[START]
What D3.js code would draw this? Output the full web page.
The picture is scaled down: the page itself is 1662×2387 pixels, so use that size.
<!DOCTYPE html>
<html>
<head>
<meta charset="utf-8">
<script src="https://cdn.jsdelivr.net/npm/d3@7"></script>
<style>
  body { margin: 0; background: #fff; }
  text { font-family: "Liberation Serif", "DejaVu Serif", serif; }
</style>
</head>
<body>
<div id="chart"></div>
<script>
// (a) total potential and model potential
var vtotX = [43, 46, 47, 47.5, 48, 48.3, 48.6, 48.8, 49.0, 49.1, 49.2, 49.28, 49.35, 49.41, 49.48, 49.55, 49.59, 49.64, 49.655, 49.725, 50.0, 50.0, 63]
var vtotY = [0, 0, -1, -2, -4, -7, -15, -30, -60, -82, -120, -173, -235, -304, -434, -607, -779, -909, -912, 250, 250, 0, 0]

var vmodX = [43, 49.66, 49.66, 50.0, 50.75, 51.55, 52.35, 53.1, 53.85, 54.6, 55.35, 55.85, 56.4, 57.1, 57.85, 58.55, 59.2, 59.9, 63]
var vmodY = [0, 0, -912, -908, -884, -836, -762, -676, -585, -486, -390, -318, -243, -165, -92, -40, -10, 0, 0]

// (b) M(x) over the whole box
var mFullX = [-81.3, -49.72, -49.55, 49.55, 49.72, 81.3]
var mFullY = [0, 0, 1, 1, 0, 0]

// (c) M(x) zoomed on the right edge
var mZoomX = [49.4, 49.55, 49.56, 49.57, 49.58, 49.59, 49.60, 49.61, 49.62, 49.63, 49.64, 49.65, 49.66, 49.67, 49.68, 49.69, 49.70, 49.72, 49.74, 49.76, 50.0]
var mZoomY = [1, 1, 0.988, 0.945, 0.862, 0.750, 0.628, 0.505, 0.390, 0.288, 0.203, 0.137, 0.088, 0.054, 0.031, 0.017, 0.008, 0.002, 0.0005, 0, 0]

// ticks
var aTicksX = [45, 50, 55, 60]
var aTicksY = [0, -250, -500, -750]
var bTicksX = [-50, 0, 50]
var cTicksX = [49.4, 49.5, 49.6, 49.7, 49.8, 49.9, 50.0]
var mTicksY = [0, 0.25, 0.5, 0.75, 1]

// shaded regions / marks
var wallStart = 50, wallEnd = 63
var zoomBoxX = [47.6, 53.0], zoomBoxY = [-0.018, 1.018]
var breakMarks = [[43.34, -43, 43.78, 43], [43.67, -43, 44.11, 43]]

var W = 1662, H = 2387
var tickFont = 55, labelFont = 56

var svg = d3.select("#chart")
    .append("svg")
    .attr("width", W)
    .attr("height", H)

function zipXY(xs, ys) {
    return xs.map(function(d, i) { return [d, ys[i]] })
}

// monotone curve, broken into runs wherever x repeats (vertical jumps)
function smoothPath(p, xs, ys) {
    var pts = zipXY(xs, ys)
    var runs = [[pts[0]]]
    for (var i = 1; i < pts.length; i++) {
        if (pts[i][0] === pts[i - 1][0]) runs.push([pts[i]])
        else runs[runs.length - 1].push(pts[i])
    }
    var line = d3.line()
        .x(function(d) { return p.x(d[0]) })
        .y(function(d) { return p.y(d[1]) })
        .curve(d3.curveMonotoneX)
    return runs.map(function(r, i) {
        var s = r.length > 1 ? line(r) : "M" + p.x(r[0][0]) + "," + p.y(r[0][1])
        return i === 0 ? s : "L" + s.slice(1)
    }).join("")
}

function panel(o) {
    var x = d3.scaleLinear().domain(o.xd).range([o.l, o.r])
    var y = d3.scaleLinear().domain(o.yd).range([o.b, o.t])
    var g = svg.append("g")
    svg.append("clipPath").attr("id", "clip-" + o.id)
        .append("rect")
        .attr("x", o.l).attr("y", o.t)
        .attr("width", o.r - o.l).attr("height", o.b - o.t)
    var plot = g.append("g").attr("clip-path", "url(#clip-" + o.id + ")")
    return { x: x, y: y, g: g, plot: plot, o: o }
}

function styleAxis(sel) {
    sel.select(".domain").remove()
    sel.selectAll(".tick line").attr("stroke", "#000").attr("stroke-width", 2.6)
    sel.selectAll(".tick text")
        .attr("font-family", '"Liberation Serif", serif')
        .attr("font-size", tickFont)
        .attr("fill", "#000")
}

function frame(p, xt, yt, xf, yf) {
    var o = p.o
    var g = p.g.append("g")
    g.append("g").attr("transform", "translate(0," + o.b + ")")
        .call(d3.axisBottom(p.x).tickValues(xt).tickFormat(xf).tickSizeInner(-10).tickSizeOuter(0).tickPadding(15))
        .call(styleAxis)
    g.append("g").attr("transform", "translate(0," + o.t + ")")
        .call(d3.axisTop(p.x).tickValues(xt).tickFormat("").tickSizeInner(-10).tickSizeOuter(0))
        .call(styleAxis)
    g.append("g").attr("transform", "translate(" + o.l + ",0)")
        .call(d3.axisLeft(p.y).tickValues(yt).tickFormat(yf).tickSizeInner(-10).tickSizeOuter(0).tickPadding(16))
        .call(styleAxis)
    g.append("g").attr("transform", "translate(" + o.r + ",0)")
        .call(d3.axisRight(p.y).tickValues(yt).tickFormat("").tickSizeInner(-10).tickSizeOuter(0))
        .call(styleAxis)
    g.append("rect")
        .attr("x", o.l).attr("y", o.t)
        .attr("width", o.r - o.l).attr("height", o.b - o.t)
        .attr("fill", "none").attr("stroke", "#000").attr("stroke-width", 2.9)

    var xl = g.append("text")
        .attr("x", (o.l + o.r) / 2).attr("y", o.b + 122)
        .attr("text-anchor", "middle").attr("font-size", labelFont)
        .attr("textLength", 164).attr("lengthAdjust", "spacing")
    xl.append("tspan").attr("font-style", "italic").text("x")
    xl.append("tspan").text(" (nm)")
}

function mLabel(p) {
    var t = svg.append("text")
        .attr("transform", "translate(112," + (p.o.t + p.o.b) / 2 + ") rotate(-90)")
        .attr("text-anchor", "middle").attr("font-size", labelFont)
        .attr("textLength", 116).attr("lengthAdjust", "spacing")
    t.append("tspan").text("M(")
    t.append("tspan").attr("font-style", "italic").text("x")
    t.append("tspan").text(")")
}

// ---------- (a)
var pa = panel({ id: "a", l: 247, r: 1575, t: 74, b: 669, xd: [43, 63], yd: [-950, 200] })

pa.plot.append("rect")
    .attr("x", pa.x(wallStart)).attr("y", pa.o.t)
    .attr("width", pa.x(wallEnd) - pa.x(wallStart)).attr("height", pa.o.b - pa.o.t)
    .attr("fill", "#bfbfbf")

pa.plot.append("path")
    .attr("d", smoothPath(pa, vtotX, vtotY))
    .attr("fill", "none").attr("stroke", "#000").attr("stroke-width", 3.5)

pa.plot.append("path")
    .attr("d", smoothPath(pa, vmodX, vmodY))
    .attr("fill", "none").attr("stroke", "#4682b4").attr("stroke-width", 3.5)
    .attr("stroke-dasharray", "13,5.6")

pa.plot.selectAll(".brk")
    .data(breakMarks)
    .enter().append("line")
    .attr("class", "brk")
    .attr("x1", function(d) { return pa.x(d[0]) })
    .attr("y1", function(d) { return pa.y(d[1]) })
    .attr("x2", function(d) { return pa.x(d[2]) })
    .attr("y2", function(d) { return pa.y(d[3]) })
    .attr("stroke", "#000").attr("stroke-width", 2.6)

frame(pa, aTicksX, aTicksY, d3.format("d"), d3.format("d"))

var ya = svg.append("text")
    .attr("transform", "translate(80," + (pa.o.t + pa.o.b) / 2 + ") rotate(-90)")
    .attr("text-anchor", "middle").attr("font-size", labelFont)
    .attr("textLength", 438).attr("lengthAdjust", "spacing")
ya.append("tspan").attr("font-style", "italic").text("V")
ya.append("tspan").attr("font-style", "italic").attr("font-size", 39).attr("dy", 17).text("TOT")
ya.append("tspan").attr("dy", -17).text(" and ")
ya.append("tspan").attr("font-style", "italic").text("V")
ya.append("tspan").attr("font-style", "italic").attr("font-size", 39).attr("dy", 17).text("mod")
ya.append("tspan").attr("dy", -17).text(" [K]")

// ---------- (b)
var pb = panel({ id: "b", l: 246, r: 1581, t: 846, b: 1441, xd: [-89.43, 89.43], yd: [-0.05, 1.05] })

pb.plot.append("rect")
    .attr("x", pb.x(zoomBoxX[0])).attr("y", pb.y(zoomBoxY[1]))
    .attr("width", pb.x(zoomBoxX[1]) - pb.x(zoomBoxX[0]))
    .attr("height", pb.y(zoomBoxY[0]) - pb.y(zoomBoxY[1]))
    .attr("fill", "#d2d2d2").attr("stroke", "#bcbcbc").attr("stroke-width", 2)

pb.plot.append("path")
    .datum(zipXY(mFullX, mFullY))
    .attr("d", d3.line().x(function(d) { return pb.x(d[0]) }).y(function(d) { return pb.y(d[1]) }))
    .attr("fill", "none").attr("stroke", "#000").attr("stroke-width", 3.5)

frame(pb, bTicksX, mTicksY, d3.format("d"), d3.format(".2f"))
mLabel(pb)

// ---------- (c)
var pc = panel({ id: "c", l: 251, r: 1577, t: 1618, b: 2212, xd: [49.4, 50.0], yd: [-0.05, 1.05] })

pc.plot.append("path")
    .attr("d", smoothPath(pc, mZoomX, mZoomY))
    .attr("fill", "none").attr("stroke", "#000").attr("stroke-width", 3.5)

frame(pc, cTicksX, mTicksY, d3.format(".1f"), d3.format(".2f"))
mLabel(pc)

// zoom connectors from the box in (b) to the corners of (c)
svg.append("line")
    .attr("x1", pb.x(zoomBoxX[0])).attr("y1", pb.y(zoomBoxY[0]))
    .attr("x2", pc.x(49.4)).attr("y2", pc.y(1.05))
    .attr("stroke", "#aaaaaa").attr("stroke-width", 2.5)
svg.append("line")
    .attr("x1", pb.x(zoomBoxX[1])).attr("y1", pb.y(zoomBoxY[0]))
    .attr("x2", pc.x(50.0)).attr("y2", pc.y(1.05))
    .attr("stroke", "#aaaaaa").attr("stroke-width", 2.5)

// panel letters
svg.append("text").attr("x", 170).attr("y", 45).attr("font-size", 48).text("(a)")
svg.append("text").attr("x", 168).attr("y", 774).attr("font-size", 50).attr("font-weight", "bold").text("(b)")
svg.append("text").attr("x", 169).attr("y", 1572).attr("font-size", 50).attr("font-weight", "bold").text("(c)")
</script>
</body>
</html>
[END]
● **YOUR OBJECTIVE**: Include the first line, the line containing "var mFullY = [0, 0, 1, 1, 0, 0]", and every line between them, copied exactly from the material above; output no other line.

● **TASK RESULT**:
What D3.js code would draw this? Output the full web page.
The picture is scaled down: the page itself is 1662×2387 pixels, so use that size.
<!DOCTYPE html>
<html>
<head>
<meta charset="utf-8">
<script src="https://cdn.jsdelivr.net/npm/d3@7"></script>
<style>
  body { margin: 0; background: #fff; }
  text { font-family: "Liberation Serif", "DejaVu Serif", serif; }
</style>
</head>
<body>
<div id="chart"></div>
<script>
// (a) total potential and model potential
var vtotX = [43, 46, 47, 47.5, 48, 48.3, 48.6, 48.8, 49.0, 49.1, 49.2, 49.28, 49.35, 49.41, 49.48, 49.55, 49.59, 49.64, 49.655, 49.725, 50.0, 50.0, 63]
var vtotY = [0, 0, -1, -2, -4, -7, -15, -30, -60, -82, -120, -173, -235, -304, -434, -607, -779, -909, -912, 250, 250, 0, 0]

var vmodX = [43, 49.66, 49.66, 50.0, 50.75, 51.55, 52.35, 53.1, 53.85, 54.6, 55.35, 55.85, 56.4, 57.1, 57.85, 58.55, 59.2, 59.9, 63]
var vmodY = [0, 0, -912, -908, -884, -836, -762, -676, -585, -486, -390, -318, -243, -165, -92, -40, -10, 0, 0]

// (b) M(x) over the whole box
var mFullX = [-81.3, -49.72, -49.55, 49.55, 49.72, 81.3]
var mFullY = [0, 0, 1, 1, 0, 0]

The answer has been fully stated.